• REQUIRED WORK
Nothing but the lines from the top of the data to the line holding "ax = fig.add_axes([0.141, 0.149, 0.727, 0.734])" should be printed, word for word and both ends included; leave the pictures out.

• SUPPLIED INFORMATION
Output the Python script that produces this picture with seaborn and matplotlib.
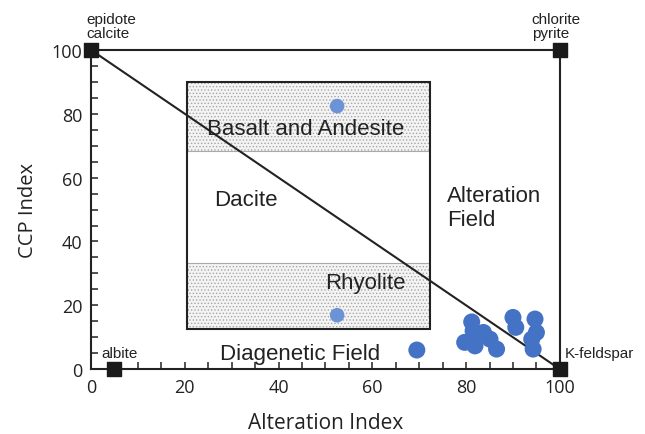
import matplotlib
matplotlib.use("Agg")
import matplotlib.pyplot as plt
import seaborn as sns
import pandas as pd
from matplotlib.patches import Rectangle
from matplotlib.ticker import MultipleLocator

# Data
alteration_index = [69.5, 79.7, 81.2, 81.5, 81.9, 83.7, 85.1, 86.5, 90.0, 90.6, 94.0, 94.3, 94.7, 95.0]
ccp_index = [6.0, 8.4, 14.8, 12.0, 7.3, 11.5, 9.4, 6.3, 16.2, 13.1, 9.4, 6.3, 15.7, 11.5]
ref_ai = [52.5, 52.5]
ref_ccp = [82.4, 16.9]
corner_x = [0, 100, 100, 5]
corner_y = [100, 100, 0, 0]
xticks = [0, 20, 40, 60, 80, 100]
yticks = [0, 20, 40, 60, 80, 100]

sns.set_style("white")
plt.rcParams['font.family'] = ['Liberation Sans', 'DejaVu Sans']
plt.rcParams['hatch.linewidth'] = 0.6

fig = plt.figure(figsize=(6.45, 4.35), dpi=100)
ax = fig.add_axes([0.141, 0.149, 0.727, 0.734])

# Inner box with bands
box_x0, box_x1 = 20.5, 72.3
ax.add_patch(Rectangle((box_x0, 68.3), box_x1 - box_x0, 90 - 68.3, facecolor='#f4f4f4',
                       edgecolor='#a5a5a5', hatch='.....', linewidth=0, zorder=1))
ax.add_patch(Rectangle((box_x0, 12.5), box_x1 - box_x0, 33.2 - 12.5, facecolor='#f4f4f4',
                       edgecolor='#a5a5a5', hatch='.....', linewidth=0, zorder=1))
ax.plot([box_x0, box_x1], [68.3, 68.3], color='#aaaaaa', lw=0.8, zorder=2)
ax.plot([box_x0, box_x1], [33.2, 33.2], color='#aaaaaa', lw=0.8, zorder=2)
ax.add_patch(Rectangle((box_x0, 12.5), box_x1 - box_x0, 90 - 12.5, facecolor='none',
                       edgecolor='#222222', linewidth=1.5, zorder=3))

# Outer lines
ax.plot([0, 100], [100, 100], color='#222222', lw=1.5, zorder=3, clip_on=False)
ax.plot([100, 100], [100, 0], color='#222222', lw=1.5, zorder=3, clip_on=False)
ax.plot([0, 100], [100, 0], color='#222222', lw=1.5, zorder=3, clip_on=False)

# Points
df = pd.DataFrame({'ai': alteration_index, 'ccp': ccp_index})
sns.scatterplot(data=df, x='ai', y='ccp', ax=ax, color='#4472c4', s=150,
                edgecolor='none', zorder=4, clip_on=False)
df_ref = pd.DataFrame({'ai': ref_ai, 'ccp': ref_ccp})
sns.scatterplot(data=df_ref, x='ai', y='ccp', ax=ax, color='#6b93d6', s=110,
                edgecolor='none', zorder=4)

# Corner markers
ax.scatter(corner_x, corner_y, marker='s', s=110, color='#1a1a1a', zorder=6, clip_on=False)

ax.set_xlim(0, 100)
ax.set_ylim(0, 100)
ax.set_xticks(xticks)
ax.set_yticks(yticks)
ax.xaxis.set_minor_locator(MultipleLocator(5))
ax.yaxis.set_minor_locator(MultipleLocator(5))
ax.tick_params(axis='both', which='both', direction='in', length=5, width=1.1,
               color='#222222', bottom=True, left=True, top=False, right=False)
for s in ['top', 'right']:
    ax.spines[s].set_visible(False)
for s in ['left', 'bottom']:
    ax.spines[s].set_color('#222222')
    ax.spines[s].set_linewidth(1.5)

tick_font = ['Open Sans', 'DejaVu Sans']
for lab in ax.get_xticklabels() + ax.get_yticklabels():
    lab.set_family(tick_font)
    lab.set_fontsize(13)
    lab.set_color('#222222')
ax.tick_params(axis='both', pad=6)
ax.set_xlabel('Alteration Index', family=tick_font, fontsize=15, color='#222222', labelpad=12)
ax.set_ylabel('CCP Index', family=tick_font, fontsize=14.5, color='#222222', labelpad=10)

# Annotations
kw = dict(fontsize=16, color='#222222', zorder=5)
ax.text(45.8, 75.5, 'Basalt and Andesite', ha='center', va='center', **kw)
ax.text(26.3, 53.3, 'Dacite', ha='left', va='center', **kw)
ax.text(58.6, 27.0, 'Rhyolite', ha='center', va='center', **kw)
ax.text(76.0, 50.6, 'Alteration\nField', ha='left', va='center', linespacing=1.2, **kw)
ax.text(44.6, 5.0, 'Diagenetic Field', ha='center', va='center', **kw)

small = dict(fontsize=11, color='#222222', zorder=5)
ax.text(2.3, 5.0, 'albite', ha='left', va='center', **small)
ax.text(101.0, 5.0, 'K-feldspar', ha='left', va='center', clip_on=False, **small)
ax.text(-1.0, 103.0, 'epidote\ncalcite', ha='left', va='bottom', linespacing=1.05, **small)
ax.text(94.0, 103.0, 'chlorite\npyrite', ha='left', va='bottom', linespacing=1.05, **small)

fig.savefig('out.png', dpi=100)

• EXPECTED ANSWER
Output the Python script that produces this picture with seaborn and matplotlib.
import matplotlib
matplotlib.use("Agg")
import matplotlib.pyplot as plt
import seaborn as sns
import pandas as pd
from matplotlib.patches import Rectangle
from matplotlib.ticker import MultipleLocator

# Data
alteration_index = [69.5, 79.7, 81.2, 81.5, 81.9, 83.7, 85.1, 86.5, 90.0, 90.6, 94.0, 94.3, 94.7, 95.0]
ccp_index = [6.0, 8.4, 14.8, 12.0, 7.3, 11.5, 9.4, 6.3, 16.2, 13.1, 9.4, 6.3, 15.7, 11.5]
ref_ai = [52.5, 52.5]
ref_ccp = [82.4, 16.9]
corner_x = [0, 100, 100, 5]
corner_y = [100, 100, 0, 0]
xticks = [0, 20, 40, 60, 80, 100]
yticks = [0, 20, 40, 60, 80, 100]

sns.set_style("white")
plt.rcParams['font.family'] = ['Liberation Sans', 'DejaVu Sans']
plt.rcParams['hatch.linewidth'] = 0.6

fig = plt.figure(figsize=(6.45, 4.35), dpi=100)
ax = fig.add_axes([0.141, 0.149, 0.727, 0.734])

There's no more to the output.